First, there is no causal link in the instant case between the warrantless search and the decision to seek a search warrant. The police had already arranged and executed two controlled purchases of cocaine through a confidential informant. Also, Cole noted his plan to obtain a search warrant in the police report following the second purchase, several days before the warrantless search. After the third purchase and subsequent arrest, Cole followed through on his plan to obtain a warrant without any knowledge of the search being conducted simultaneously. We agree with the district court that Cole's decision to seek a search warrant was not prompted by any evidence found during the warrantless search.

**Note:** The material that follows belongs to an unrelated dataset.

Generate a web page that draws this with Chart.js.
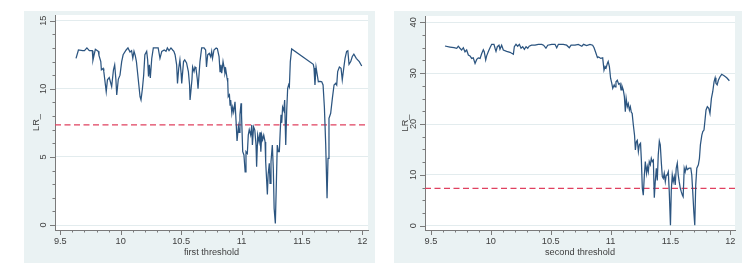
<!DOCTYPE html>
<html><head><meta charset="utf-8">
<script src="https://cdn.jsdelivr.net/npm/chart.js@4.4.1/dist/chart.umd.min.js"></script>
<style>
html,body{margin:0;padding:0;background:#fff;width:754px;height:279px;overflow:hidden;}
.panel{position:absolute;background:#eaf2f3;}
canvas{display:block;}
</style></head><body>
<div class="panel" style="left:24px;top:11px;width:351px;height:252px"><canvas id="c1" width="351" height="252"></canvas></div>
<div class="panel" style="left:394px;top:11px;width:348px;height:252px"><canvas id="c2" width="348" height="252"></canvas></div>
<script>
// ---- data (threshold value, LR statistic) ----
const firstThreshold = [
[9.63,12.24],[9.65,12.85],[9.685,12.8],[9.70,12.8],[9.72,13.0],[9.74,12.8],[9.765,12.8],[9.77,12.1],[9.79,12.9],[9.815,12.75],[9.82,12.45],[9.835,12.0],[9.84,11.4],[9.855,11.5],[9.86,11.27],[9.88,9.8],[9.89,10.66],[9.905,10.83],[9.915,10.5],[9.925,10.17],[9.94,11.4],[9.95,11.76],[9.96,10.7],[9.967,9.55],[9.98,10.7],[9.994,11.0],[10.008,12.0],[10.02,12.5],[10.045,12.85],[10.06,13.0],[10.077,12.7],[10.09,12.8],[10.10,12.24],[10.11,12.75],[10.12,12.45],[10.13,12.0],[10.14,11.14],[10.15,10.28],[10.16,9.42],[10.168,9.18],[10.18,10.04],[10.19,11.0],[10.20,12.5],[10.215,12.75],[10.223,12.12],[10.23,10.9],[10.237,11.76],[10.245,10.8],[10.257,12.24],[10.27,13.0],[10.29,13.0],[10.31,13.0],[10.325,12.24],[10.34,12.75],[10.36,12.85],[10.375,12.75],[10.386,13.0],[10.40,12.8],[10.416,13.0],[10.43,12.85],[10.44,12.75],[10.45,12.5],[10.463,11.76],[10.47,10.4],[10.48,11.5],[10.49,12.12],[10.50,11.14],[10.505,10.4],[10.52,12.0],[10.53,12.12],[10.545,11.9],[10.56,11.27],[10.57,10.28],[10.574,9.18],[10.59,10.7],[10.595,11.6],[10.607,11.27],[10.615,11.6],[10.623,11.5],[10.634,10.7],[10.64,10.0],[10.656,12.0],[10.67,13.0],[10.69,13.0],[10.703,12.85],[10.71,11.6],[10.72,12.5],[10.733,12.6],[10.745,12.35],[10.753,12.75],[10.76,12.24],[10.772,12.85],[10.79,13.0],[10.80,12.95],[10.814,12.37],[10.822,11.27],[10.83,11.76],[10.836,11.14],[10.847,12.0],[10.855,11.6],[10.863,11.14],[10.87,11.4],[10.88,10.8],[10.886,10.5],[10.89,9.42],[10.90,9.55],[10.905,8.8],[10.91,9.18],[10.92,8.2],[10.927,8.65],[10.935,8.3],[10.946,9.05],[10.955,7.6],[10.963,6.17],[10.974,7.23],[10.98,6.8],[10.987,8.1],[10.996,8.94],[11.0,8.1],[11.01,5.38],[11.02,5.14],[11.03,3.9],[11.037,5.38],[11.048,5.25],[11.056,6.6],[11.064,7.0],[11.076,6.6],[11.085,7.35],[11.09,5.87],[11.10,7.2],[11.11,6.97],[11.12,5.87],[11.125,4.28],[11.134,6.6],[11.145,6.1],[11.153,6.8],[11.16,5.38],[11.167,6.6],[11.175,6.26],[11.184,6.6],[11.195,6.1],[11.20,4.65],[11.214,2.25],[11.22,3.67],[11.23,4.53],[11.236,3.06],[11.244,4.65],[11.255,5.87],[11.263,4.16],[11.27,1.22],[11.28,0.12],[11.288,2.94],[11.296,5.87],[11.305,5.38],[11.313,5.38],[11.32,6.8],[11.327,8.1],[11.333,7.5],[11.34,8.65],[11.35,8.4],[11.357,9.18],[11.366,5.87],[11.374,8.4],[11.382,10.04],[11.39,10.3],[11.396,10.15],[11.404,12.0],[11.415,12.93],[11.594,11.8],[11.60,11.52],[11.608,10.28],[11.617,11.6],[11.625,11.14],[11.636,10.52],[11.65,10.55],[11.664,10.52],[11.675,10.28],[11.686,8.65],[11.697,5.87],[11.708,1.96],[11.716,4.9],[11.724,7.84],[11.738,8.2],[11.752,9.3],[11.766,10.28],[11.78,10.4],[11.788,10.28],[11.796,11.27],[11.81,11.6],[11.824,11.5],[11.834,10.66],[11.846,11.5],[11.857,12.24],[11.87,12.75],[11.88,12.8],[11.89,11.8],[11.904,12.0],[11.917,12.37],[11.93,12.55],[11.95,12.24],[11.975,12.0],[11.995,11.68]
];
const secondThreshold = [
[9.617,35.34],[9.659,35.14],[9.692,35.0],[9.715,34.88],[9.728,35.3],[9.742,34.9],[9.756,34.55],[9.77,35.0],[9.784,34.2],[9.798,34.55],[9.812,33.57],[9.826,33.4],[9.84,32.9],[9.853,33.0],[9.868,31.9],[9.882,32.7],[9.895,33.0],[9.91,32.9],[9.923,33.8],[9.937,34.6],[9.945,34.2],[9.957,32.6],[9.965,33.4],[9.98,34.3],[9.993,35.0],[10.007,35.67],[10.026,35.67],[10.035,34.9],[10.043,34.3],[10.054,35.2],[10.068,35.5],[10.076,34.7],[10.09,35.5],[10.104,34.55],[10.132,34.3],[10.16,34.1],[10.188,33.7],[10.196,35.2],[10.21,35.67],[10.224,35.3],[10.238,35.67],[10.252,34.9],[10.266,35.2],[10.28,34.7],[10.294,35.2],[10.308,34.9],[10.32,35.3],[10.34,35.5],[10.369,35.5],[10.396,35.67],[10.425,35.67],[10.44,35.5],[10.46,34.9],[10.475,35.5],[10.508,35.67],[10.536,35.67],[10.55,35.0],[10.564,35.67],[10.605,35.67],[10.633,35.5],[10.655,35.0],[10.67,35.5],[10.703,35.5],[10.73,35.67],[10.76,35.3],[10.774,35.67],[10.8,35.4],[10.828,35.67],[10.85,35.5],[10.862,35.0],[10.878,33.9],[10.89,33.05],[10.9,33.2],[10.918,32.9],[10.934,33.0],[10.945,30.6],[10.954,31.3],[10.962,31.0],[10.973,31.9],[10.98,32.3],[10.99,31.3],[11.0,29.0],[11.01,28.0],[11.018,27.0],[11.03,27.7],[11.037,27.3],[11.045,28.3],[11.056,28.6],[11.068,27.8],[11.079,28.0],[11.087,26.7],[11.095,27.5],[11.106,26.7],[11.115,25.4],[11.123,22.4],[11.13,25.05],[11.14,23.4],[11.148,24.0],[11.157,22.75],[11.165,23.4],[11.173,22.3],[11.18,22.1],[11.19,19.8],[11.2,17.8],[11.207,14.9],[11.215,16.5],[11.223,16.8],[11.232,14.55],[11.24,15.9],[11.25,16.2],[11.257,12.9],[11.265,7.36],[11.273,6.0],[11.282,9.97],[11.29,12.6],[11.3,10.3],[11.307,11.6],[11.315,10.6],[11.323,12.6],[11.332,12.0],[11.34,13.25],[11.348,12.6],[11.357,12.9],[11.365,5.5],[11.373,8.66],[11.382,11.3],[11.39,8.9],[11.398,13.9],[11.407,16.65],[11.415,15.9],[11.424,12.3],[11.432,9.64],[11.44,9.3],[11.448,10.3],[11.457,8.66],[11.465,9.97],[11.473,9.97],[11.482,10.6],[11.49,6.7],[11.5,0.1],[11.507,7.0],[11.515,9.97],[11.523,8.66],[11.532,9.64],[11.54,8.0],[11.548,11.3],[11.557,12.3],[11.565,9.97],[11.573,8.66],[11.582,7.4],[11.59,6.7],[11.6,6.0],[11.606,5.7],[11.615,11.3],[11.623,10.6],[11.632,11.6],[11.64,11.0],[11.655,11.3],[11.67,11.3],[11.678,9.97],[11.686,6.7],[11.695,2.75],[11.703,0.1],[11.711,8.0],[11.72,11.3],[11.733,11.97],[11.742,13.25],[11.75,15.9],[11.762,17.8],[11.77,18.5],[11.78,18.8],[11.79,21.1],[11.797,22.75],[11.808,23.4],[11.82,23.1],[11.83,22.1],[11.842,25.05],[11.853,26.35],[11.864,28.3],[11.873,29.1],[11.88,28.0],[11.89,27.7],[11.9,28.6],[11.914,29.3],[11.928,29.77],[11.948,29.5],[11.97,29.1],[11.992,28.5]
];
const critValue = 7.35;
const xTicks = [9.5, 10, 10.5, 11, 11.5, 12];
const xTickText = ['9.5', '10', '10.5', '11', '11.5', '12'];
const yTicks1 = [0, 5, 10, 15];
const yTicks2 = [0, 10, 20, 30, 40];
const xTitle1 = 'first threshold';
const xTitle2 = 'second threshold';
const yTitle = 'LR_';

const FONT = '9.2px "Liberation Sans", Arial, sans-serif';
const TEXT = '#404040';
const AXIS = '#7a7a7a';

const stataAxes = {
  id: 'stataAxes',
  beforeDraw(chart) {
    const {ctx, chartArea: a} = chart;
    ctx.save();
    ctx.fillStyle = '#ffffff';
    ctx.fillRect(a.left, a.top, a.right - a.left, a.bottom - a.top);
    ctx.restore();
  },
  afterDraw(chart) {
    const o = chart.options.plugins.stataAxes;
    const {ctx, chartArea: a} = chart;
    const xs = chart.scales.x, ys = chart.scales.y;
    ctx.save();
    ctx.strokeStyle = AXIS;
    ctx.lineWidth = 1;
    ctx.beginPath();
    // x ticks (major + minor)
    for (let i = 0; i < o.xTicks.length; i++) {
      const v = o.xTicks[i];
      const p = Math.round(xs.getPixelForValue(v)) + 0.5;
      ctx.moveTo(p, a.bottom); ctx.lineTo(p, a.bottom + 5);
      if (i < o.xTicks.length - 1) {
        const step = (o.xTicks[i + 1] - v) / o.xMinor;
        for (let k = 1; k < o.xMinor; k++) {
          const q = Math.round(xs.getPixelForValue(v + k * step)) + 0.5;
          ctx.moveTo(q, a.bottom); ctx.lineTo(q, a.bottom + 2.5);
        }
      }
    }
    for (let i = 0; i < o.yTicks.length; i++) {
      const v = o.yTicks[i];
      const p = Math.round(ys.getPixelForValue(v)) + 0.5;
      ctx.moveTo(a.left, p); ctx.lineTo(a.left - 5, p);
      if (i < o.yTicks.length - 1) {
        const step = (o.yTicks[i + 1] - v) / o.yMinor;
        for (let k = 1; k < o.yMinor; k++) {
          const q = Math.round(ys.getPixelForValue(v + k * step)) + 0.5;
          ctx.moveTo(a.left, q); ctx.lineTo(a.left - 2.5, q);
        }
      }
    }
    ctx.stroke();
    ctx.fillStyle = TEXT;
    ctx.font = FONT;
    ctx.textAlign = 'center';
    ctx.textBaseline = 'middle';
    o.xTicks.forEach((v, i) => {
      ctx.fillText(o.xTickText[i], xs.getPixelForValue(v), a.bottom + 11);
    });
    ctx.fillText(o.xTitle, (a.left + a.right) / 2 + o.titleShift, a.bottom + 22);
    o.yTicks.forEach((v) => {
      ctx.save();
      ctx.translate(a.left - 12, ys.getPixelForValue(v));
      ctx.rotate(-Math.PI / 2);
      ctx.fillText(String(v), 0, 0);
      ctx.restore();
    });
    ctx.save();
    ctx.translate(a.left - o.yTitleOff, (a.top + a.bottom) / 2 + o.yTitleShift);
    ctx.rotate(-Math.PI / 2);
    ctx.fillText(o.yTitle, 0, 0);
    ctx.restore();
    ctx.restore();
  }
};

function makeChart(id, series, c) {
  const ctx = document.getElementById(id);
  return new Chart(ctx, {
    type: 'scatter',
    data: {
      datasets: [
        {
          data: series.map(p => ({x: p[0], y: p[1]})),
          showLine: true, pointRadius: 0, borderColor: '#2c5580', borderWidth: 1.25,
          tension: 0, order: 1
        },
        {
          data: [{x: c.xmin, y: critValue}, {x: c.xmax, y: critValue}],
          showLine: true, pointRadius: 0, borderColor: '#e0405f', borderWidth: 1.2,
          borderDash: [6, 3.5], order: 2
        }
      ]
    },
    options: {
      responsive: false, animation: false, devicePixelRatio: 1,
      layout: {padding: {left: 0, right: c.padRight, top: c.padTop, bottom: 0}},
      plugins: {
        legend: {display: false}, tooltip: {enabled: false},
        stataAxes: {
          xTicks: xTicks, xTickText: xTickText, xMinor: 5,
          yTicks: c.yTicks, yMinor: c.yMinor, xTitle: c.xTitle, yTitle: yTitle,
          titleShift: c.titleShift, yTitleOff: c.yTitleOff, yTitleShift: c.yTitleShift
        }
      },
      scales: {
        x: {
          type: 'linear', min: c.xmin, max: c.xmax,
          ticks: {display: false},
          grid: {display: false, drawTicks: false},
          border: {display: true, color: AXIS, width: 1},
          afterBuildTicks: s => { s.ticks = xTicks.map(v => ({value: v})); },
          afterFit: s => { s.height = c.xHeight; }
        },
        y: {
          type: 'linear', min: c.ymin, max: c.ymax,
          ticks: {display: false},
          grid: {color: '#e3ecee', lineWidth: 1, drawTicks: false},
          border: {display: true, color: AXIS, width: 1},
          afterBuildTicks: s => { s.ticks = c.yTicks.map(v => ({value: v})); },
          afterFit: s => { s.width = c.yWidth; }
        }
      }
    },
    plugins: [stataAxes]
  });
}

makeChart('c1', firstThreshold, {
  xmin: 9.456, xmax: 12.047, ymin: -0.367, ymax: 15.42,
  yTicks: yTicks1, yMinor: 5, xTitle: xTitle1,
  padRight: 7, padTop: 4, xHeight: 33, yWidth: 31,
  titleShift: 0, yTitleOff: 18.5, yTitleShift: 0
});
makeChart('c2', secondThreshold, {
  xmin: 9.45, xmax: 12.039, ymin: -0.846, ymax: 41.24,
  yTicks: yTicks2, yMinor: 4, xTitle: xTitle2,
  padRight: 7, padTop: 5, xHeight: 33, yWidth: 31,
  titleShift: 0, yTitleOff: 20, yTitleShift: 0
});
</script>
</body></html>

Second, Judge Spencer's decision to issue the search warrant was not influenced by the evidence discovered at Williams' home. The affidavit in support of the search warrant made no mention of any evidence obtained from the warrantless search. Cole never mentioned this evidence and was, in fact, unaware that the search was even taking place. Therefore we agree that in issuing the warrant, the judge was not influenced by any evidence observed during the warrantless search.
For the reasons stated herein, we find that the independent source doctrine applies to this case, and the decision of the district court is AFFIRMED.